Citrus-Almond cake involves a lot of grating

Today on A Book of Cookrye, we present what to do when you've had to juice a lot of lemons (or any citrus fruit) but still have, you know, the rest of the lemon. "What rest of the lemon?" I hear you say. Well, after squeezing the heck out of them, you still have the peels! You know, this:


Citrus-Almond Cake
½ c. butter
1 c. sugar
Grated citrus rind*
⅓ c. vanilla almond milk
1 tsp. baking powder
2 eggs
1½ c flour

Heat oven to 350°. Grease a round cake pan.
Rub the sugar and rind together with your fingers until the sugar is well-colored. This releases the rind oils. Cream the sugar with the butter. Beat in the eggs. Add ½ c flour and the baking powder, and when mixed add the almond milk. Mix well. Add the rest of the flour.
Pour/spread into the pan and bake 30 minutes.

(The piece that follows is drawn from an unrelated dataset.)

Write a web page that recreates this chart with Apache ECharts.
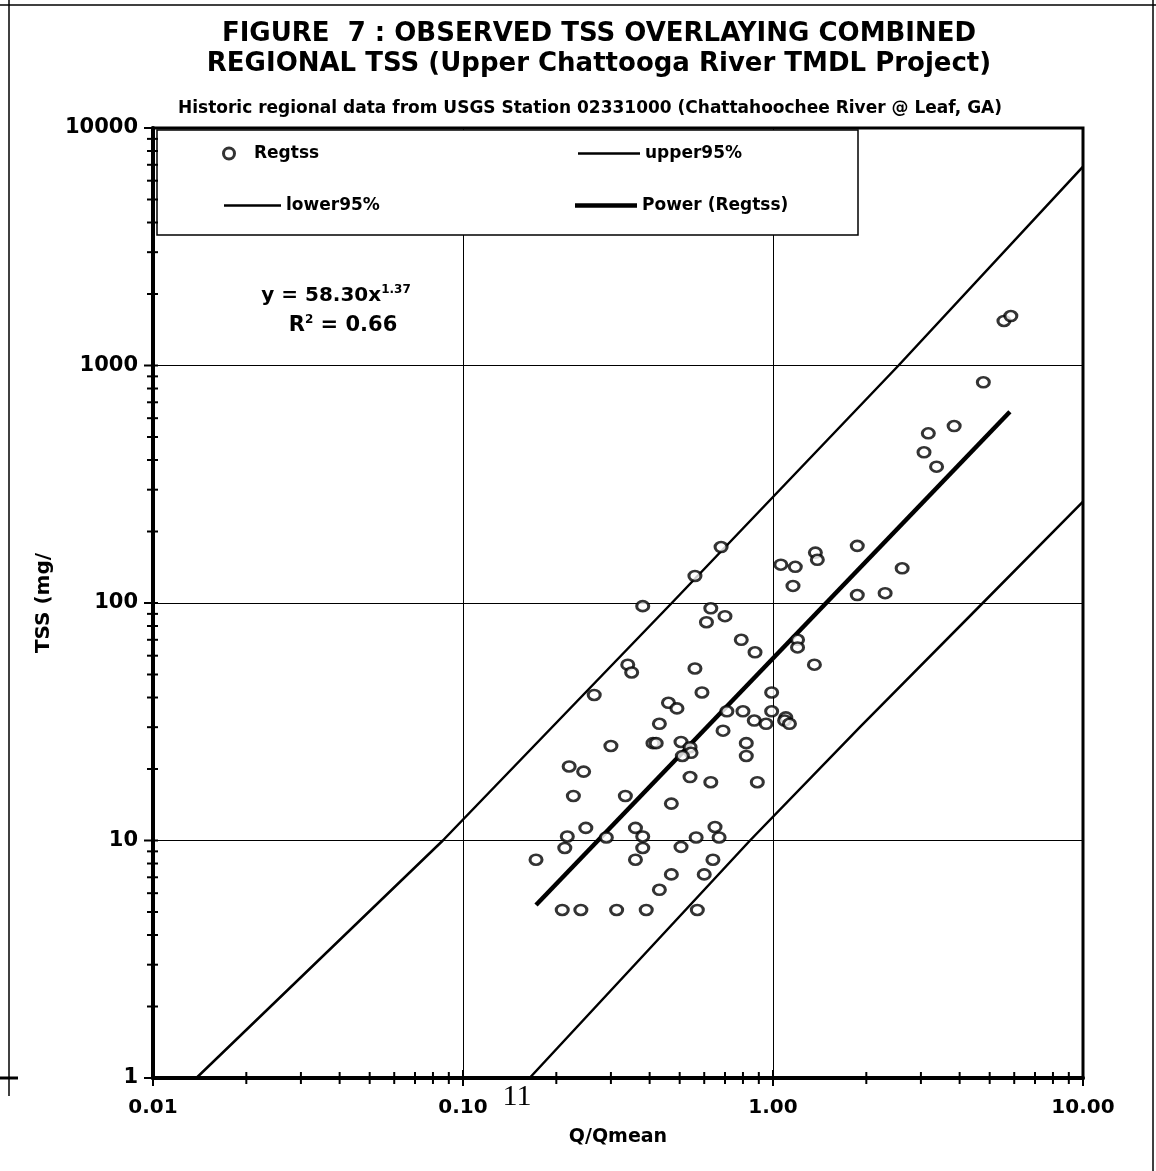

*Any fruit will do- just grate it off of any you were going to eat or juice before cutting the fruit open.

Like another recipe I've posted, this is a perversion of this ridiculously easy cake. Today's recipe comes around by accident, though. We were going to make two ice cream recipes, one of which looked good and one was weird-but-possibly-good. And yes, those are coming up later. Anyway, I didn't realize how much lemon juice I needed until after I'd grated the rind off of six lemons. Not being one to waste, I decided to compensate for the lack of ice cream.

We had no counterspace at all, so enjoy the artistic still-life results!

We had almond milk in the fridge, which is tasty so I dumped some in.

It's a shame to bake it, it just looks so darn pretty.
Also, it's cake batter. Cake batter is delicious. Why do we keep baking cakes when we could have cake batter?

But we baked it anyway. As I've mentioned before, Marcus' oven keeps burning what we put in it. We put an oven thermometer in there to figure out just how off the thermostat is. This mark represents about an hour of guessing, checking, and adjusting the temperature knob.


We got marzipan on sale and briefly considered putting it on top.
Tada! It has a lovely crispy top and is divoon.